Layered caprese pasta salad
Serves 2 to 4
Adapted from health.com. This travels well, and you can make it into a main dish by adding cooked chicken or sliced hard-cooked egg.
1/2 cup orzo pasta
3 tablespoons pitted Kalamata olives, sliced
3 tablespoons finely chopped fresh basil, divided
2 tablespoons plus 1 teaspoon extra-virgin olive oil, divided
Salt and pepper
3 tablespoons balsamic vinegar
1 tablespoon Dijon mustard
2 cups cherry tomatoes, halved or quartered
3 ounces fresh mozzarella, cut in bite-size pieces (about 1/2 cup)
1 tablespoon minced shallot
2 cups fresh arugula, stemmed and lightly chopped
Bring a medium saucepan of salted water to boil and add the orzo. Cook until just tender, about 8 minutes or according to package directions. Drain, rinse under cold water until cool, then drain well again. Place in a small bowl and add the olives, 1 tablespoon basil, 1 teaspoon oil and 1/4 teaspoon each salt and pepper.
In a medium bowl, whisk together vinegar, mustard, 1/2 teaspoon pepper and a pinch of salt. Slowly whisk in 2 tablespoons oil until combined. Add the tomatoes, mozzarella, 2 tablespoons basil and shallot and toss to coat.
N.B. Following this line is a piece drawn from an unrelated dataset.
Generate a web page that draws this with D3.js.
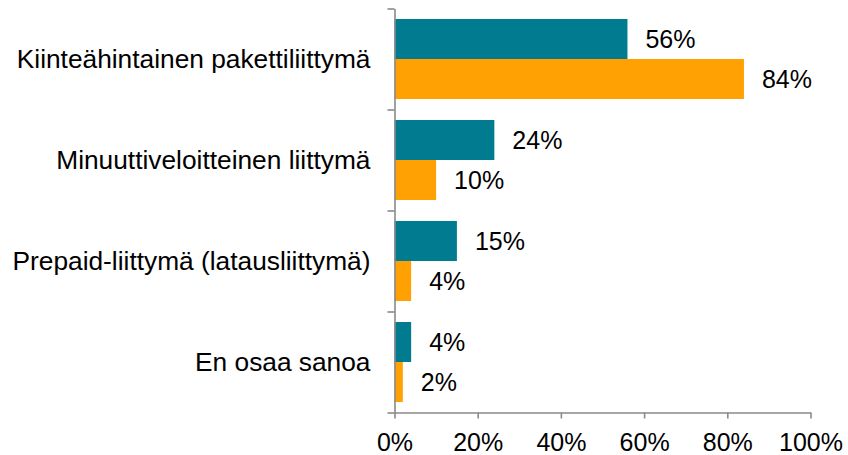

Place half the tomato mixture in the bottom of a 2-quart jar with a lid. Top with half of the orzo and some of the arugula. Continue layering with the rest of the tomatoes, then the orzo and the rest of the arugula. Scrap in any extra dressing on top. Cover and chill for up to 2 days before serving.
Avocado crema slaw
Adapted from “Fast to the Table Freezer Cookbook,” by Becky Rosenthal (The Countryman Press, $27.95, 224 pages). You’ll have extra avocado crema, but it makes a great dip with tortilla chips.
1 ripe avocado, pitted, sliced and peeled
1/2 cup sour cream or plain Greek yogurt
1/2 teaspoon ground cumin
1/2 teaspoon salt
1 to 2 tablespoons freshly squeezed lime juice
1 1/2 cups tri-color coleslaw mix (or 1/2 cup each shredded red and green cabbage and carrot)
Place the avocado, sour cream or yogurt, cumin, salt and lime juice in a food processor. Process until smooth.
Combine the coleslaw mix with about 1/2 cup of the avocado crema and mix well. Cover well and chill until ready to use.